- What to work on
Leaving out the pictures, retype the lines from the beginning of the listing through the line containing "plt.rcParams['font.family'] = ['Liberation".

◇ ◇ ◇ ◇ ◇

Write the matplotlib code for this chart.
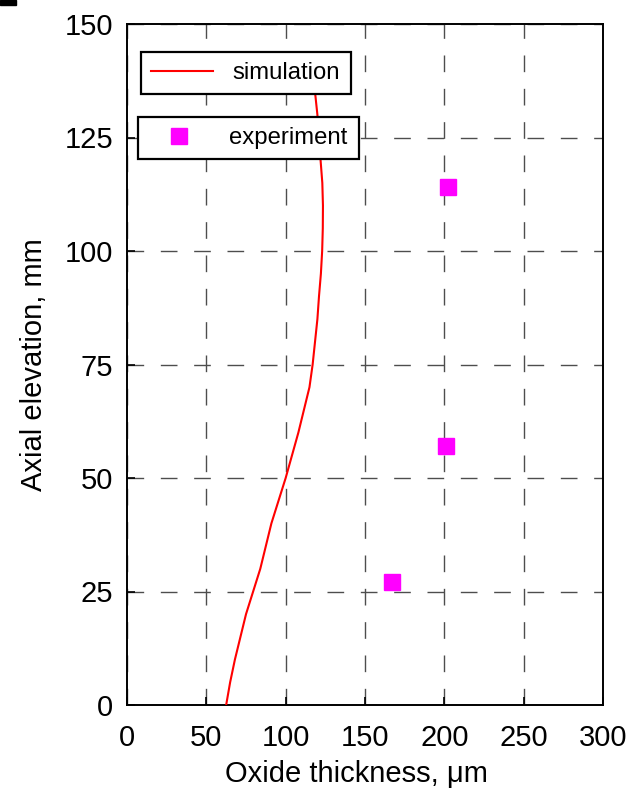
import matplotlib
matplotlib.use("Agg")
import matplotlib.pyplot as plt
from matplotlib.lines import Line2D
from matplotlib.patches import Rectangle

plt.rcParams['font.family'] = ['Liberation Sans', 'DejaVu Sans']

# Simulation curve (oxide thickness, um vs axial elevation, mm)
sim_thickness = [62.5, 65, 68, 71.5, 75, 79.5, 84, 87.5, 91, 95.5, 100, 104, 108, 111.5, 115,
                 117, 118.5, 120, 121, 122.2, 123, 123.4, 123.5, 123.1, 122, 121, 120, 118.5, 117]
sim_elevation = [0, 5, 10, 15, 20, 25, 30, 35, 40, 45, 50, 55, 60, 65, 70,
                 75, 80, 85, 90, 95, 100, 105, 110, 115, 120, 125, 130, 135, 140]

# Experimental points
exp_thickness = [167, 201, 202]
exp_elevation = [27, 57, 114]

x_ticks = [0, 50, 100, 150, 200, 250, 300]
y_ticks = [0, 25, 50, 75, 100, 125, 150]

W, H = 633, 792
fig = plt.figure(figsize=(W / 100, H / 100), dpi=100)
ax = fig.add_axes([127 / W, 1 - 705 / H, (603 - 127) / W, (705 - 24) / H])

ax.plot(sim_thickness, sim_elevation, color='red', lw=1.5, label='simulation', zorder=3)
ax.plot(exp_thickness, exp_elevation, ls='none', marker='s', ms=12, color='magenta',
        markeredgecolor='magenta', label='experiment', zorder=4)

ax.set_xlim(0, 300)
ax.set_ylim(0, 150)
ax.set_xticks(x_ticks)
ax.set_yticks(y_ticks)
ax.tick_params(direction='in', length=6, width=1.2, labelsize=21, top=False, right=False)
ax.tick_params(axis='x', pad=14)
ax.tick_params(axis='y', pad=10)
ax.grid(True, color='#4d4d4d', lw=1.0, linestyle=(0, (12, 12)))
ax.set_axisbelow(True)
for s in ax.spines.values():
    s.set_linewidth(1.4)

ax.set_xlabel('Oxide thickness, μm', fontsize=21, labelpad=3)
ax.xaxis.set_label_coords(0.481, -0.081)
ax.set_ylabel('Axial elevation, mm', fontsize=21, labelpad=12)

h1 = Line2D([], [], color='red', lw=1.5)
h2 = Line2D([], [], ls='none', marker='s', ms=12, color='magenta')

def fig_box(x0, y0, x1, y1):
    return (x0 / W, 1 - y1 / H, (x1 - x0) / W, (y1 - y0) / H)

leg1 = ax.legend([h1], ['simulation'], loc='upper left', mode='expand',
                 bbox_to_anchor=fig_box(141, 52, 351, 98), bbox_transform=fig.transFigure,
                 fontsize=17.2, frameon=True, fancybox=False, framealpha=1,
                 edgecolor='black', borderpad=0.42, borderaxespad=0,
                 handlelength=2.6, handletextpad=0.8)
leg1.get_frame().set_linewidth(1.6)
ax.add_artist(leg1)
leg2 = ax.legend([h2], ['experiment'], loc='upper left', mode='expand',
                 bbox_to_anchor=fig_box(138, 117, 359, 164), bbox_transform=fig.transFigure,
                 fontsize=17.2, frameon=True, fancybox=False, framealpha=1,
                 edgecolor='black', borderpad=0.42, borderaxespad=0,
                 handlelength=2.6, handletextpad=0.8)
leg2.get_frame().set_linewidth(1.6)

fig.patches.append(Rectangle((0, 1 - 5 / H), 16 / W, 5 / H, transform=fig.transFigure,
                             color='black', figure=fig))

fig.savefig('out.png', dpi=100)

◇ ◇ ◇ ◇ ◇

- Solution for this problem
Write the matplotlib code for this chart.
import matplotlib
matplotlib.use("Agg")
import matplotlib.pyplot as plt
from matplotlib.lines import Line2D
from matplotlib.patches import Rectangle

plt.rcParams['font.family'] = ['Liberation Sans', 'DejaVu Sans']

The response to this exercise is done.